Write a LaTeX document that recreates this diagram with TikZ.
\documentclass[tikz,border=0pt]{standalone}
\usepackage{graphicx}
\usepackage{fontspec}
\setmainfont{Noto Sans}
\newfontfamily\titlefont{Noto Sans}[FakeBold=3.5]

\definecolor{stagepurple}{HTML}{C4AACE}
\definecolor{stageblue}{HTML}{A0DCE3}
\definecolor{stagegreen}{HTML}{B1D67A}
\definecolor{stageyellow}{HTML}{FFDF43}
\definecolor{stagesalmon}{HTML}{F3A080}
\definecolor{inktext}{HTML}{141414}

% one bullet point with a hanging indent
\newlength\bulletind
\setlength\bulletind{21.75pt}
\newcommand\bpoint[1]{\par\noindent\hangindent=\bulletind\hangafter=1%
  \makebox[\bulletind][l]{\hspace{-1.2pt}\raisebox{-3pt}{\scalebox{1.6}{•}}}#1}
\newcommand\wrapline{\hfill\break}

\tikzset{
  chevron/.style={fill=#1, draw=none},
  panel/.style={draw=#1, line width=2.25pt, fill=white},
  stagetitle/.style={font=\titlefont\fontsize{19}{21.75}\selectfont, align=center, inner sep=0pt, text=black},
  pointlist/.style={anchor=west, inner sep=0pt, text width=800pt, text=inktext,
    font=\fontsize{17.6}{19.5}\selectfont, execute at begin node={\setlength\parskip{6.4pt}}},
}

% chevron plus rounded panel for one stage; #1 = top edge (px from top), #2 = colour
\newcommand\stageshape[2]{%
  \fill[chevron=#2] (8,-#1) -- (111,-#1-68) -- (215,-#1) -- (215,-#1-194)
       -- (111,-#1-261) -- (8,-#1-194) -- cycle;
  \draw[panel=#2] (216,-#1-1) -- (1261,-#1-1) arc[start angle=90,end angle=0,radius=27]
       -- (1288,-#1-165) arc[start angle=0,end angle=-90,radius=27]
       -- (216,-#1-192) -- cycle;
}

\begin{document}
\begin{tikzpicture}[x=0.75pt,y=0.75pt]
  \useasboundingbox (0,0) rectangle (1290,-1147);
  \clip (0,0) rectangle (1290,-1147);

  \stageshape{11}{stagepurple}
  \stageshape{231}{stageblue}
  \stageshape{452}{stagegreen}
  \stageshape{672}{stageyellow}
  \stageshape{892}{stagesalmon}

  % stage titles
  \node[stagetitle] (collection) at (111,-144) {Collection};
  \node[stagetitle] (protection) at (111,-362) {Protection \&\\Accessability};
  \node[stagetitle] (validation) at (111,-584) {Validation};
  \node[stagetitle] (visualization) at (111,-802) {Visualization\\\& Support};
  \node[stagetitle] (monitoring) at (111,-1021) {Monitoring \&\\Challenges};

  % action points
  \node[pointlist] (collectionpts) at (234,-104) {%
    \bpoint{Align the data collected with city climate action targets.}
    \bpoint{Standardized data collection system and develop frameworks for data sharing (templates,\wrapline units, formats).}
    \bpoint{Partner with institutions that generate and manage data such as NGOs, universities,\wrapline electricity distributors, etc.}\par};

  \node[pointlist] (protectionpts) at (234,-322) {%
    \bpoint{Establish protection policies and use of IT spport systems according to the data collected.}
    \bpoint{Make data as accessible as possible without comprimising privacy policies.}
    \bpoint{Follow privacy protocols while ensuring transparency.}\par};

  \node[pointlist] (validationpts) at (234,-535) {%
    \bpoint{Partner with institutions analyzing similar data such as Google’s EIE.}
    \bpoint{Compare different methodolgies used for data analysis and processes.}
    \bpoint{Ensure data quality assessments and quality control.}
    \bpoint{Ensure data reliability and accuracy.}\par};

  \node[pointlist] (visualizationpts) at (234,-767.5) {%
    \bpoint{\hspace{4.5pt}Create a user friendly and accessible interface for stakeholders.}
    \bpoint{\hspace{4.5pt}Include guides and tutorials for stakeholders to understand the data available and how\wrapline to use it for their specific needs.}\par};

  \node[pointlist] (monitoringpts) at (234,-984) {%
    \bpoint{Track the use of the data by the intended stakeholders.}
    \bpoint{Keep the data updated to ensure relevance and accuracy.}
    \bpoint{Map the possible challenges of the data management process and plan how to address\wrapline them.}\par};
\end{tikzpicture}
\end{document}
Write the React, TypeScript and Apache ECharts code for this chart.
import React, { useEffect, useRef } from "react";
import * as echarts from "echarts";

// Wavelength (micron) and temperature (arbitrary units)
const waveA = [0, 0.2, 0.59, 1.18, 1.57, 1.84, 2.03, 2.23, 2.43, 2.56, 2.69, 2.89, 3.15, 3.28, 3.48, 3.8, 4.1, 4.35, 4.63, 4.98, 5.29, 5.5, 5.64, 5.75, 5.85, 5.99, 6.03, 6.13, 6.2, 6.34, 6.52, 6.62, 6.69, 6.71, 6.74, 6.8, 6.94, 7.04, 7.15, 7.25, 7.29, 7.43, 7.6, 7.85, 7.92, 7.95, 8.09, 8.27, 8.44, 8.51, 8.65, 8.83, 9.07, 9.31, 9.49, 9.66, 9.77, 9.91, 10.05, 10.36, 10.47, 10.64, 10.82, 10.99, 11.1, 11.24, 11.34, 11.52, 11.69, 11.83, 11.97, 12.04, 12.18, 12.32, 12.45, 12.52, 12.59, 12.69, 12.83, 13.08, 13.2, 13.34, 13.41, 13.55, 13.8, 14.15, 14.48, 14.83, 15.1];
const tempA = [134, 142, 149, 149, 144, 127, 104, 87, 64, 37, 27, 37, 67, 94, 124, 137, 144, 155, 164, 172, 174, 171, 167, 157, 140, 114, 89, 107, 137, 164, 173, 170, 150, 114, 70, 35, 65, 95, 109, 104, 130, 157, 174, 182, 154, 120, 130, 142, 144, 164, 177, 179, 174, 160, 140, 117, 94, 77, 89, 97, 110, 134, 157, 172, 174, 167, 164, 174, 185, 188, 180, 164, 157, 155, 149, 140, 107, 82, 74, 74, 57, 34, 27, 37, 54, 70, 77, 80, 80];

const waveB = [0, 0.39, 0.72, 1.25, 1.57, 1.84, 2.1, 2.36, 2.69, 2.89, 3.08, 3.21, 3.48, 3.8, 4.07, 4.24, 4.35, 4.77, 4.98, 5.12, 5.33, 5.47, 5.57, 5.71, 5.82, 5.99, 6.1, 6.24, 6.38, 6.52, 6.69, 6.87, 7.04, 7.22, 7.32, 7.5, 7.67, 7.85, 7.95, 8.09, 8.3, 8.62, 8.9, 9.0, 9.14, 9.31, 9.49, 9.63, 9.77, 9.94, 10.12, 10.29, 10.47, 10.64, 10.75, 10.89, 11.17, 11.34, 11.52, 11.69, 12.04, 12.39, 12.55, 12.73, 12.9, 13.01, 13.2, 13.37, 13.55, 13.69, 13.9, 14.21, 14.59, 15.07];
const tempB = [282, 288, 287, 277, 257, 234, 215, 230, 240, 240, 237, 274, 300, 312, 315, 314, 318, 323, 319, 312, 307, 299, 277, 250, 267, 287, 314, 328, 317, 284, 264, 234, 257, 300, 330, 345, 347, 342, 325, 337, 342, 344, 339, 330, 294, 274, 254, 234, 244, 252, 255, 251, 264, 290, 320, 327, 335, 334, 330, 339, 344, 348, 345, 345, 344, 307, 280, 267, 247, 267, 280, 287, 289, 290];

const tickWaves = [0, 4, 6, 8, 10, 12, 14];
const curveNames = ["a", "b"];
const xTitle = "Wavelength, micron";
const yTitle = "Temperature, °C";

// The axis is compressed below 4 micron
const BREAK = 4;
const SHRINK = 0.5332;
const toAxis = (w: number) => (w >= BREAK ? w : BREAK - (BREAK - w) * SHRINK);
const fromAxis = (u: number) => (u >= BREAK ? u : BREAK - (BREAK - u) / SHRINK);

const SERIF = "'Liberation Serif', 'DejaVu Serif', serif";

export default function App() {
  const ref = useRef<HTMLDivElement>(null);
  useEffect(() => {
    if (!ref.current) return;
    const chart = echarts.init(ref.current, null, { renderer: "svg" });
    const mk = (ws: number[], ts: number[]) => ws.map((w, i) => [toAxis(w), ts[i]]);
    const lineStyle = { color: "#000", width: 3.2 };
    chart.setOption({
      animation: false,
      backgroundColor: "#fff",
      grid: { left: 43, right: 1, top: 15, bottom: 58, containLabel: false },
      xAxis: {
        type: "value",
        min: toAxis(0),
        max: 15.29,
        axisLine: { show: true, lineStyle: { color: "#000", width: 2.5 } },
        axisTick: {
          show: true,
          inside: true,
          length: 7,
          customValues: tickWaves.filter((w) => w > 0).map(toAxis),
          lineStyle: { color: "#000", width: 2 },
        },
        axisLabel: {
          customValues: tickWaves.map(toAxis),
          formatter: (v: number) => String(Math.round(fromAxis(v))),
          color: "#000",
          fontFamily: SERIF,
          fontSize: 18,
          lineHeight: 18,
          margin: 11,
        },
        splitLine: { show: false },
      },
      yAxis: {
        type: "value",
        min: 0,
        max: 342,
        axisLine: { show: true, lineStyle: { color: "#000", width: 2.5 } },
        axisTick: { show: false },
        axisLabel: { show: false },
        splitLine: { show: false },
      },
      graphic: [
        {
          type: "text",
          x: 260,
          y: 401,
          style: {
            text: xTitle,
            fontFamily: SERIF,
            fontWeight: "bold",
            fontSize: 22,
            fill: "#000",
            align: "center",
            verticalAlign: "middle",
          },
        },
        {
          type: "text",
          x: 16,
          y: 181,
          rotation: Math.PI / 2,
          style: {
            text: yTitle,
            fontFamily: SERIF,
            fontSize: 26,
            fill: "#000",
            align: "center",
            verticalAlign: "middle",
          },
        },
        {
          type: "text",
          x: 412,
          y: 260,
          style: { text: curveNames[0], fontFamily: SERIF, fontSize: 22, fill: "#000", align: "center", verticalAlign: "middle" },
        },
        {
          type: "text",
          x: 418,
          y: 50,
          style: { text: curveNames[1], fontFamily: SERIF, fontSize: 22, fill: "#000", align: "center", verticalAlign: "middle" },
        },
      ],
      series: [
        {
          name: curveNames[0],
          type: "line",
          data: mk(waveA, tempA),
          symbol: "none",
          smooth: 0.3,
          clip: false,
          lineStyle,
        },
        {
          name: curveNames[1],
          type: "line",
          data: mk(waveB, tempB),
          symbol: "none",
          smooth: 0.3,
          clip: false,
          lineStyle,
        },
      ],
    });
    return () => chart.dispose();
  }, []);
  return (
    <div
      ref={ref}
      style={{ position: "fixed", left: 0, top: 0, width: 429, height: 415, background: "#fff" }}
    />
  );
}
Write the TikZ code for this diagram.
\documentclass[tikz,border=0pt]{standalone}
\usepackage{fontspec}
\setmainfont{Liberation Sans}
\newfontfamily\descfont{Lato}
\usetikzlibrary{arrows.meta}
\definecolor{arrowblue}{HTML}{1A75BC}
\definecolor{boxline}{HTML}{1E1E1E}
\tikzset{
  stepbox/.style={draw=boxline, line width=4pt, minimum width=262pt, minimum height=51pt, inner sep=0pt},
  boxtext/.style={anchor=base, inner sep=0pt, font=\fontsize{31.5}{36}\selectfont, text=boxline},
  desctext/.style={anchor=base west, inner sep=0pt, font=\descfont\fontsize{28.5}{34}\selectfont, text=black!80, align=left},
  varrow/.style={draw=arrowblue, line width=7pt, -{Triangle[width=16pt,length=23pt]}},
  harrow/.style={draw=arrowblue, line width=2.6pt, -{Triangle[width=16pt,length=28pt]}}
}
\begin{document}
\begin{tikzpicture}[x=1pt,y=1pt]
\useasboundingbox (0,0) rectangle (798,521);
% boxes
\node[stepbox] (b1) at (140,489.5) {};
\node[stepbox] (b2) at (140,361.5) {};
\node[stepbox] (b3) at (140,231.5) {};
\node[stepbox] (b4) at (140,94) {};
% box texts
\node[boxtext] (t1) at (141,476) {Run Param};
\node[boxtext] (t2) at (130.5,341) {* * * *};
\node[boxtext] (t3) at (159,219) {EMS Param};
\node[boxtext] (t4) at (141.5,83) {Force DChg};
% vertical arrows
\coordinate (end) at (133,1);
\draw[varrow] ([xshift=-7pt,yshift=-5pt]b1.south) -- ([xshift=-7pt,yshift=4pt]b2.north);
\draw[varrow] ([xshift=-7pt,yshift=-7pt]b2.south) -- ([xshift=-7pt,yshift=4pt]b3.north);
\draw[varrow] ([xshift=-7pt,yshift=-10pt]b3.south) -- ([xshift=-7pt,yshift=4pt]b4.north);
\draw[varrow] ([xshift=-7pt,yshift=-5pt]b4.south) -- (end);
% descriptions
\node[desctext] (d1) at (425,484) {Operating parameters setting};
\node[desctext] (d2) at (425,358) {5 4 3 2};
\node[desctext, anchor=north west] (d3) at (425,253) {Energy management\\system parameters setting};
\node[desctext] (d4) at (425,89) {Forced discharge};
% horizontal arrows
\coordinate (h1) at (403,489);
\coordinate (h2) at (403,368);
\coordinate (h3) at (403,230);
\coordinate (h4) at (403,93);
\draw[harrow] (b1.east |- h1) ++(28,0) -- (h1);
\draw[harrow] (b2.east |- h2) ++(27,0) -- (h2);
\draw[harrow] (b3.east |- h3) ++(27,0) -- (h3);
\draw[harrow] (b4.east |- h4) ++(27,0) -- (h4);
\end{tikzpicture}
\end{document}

--*--

== Exercise task ==
Copy out exactly the lines running from the one with "Write the React, TypeScript" to the one with "import * as", including both ends, and nothing more.

== Solution for this exercise ==
Write the React, TypeScript and Apache ECharts code for this chart.
import React, { useEffect, useRef } from "react";
import * as echarts from "echarts";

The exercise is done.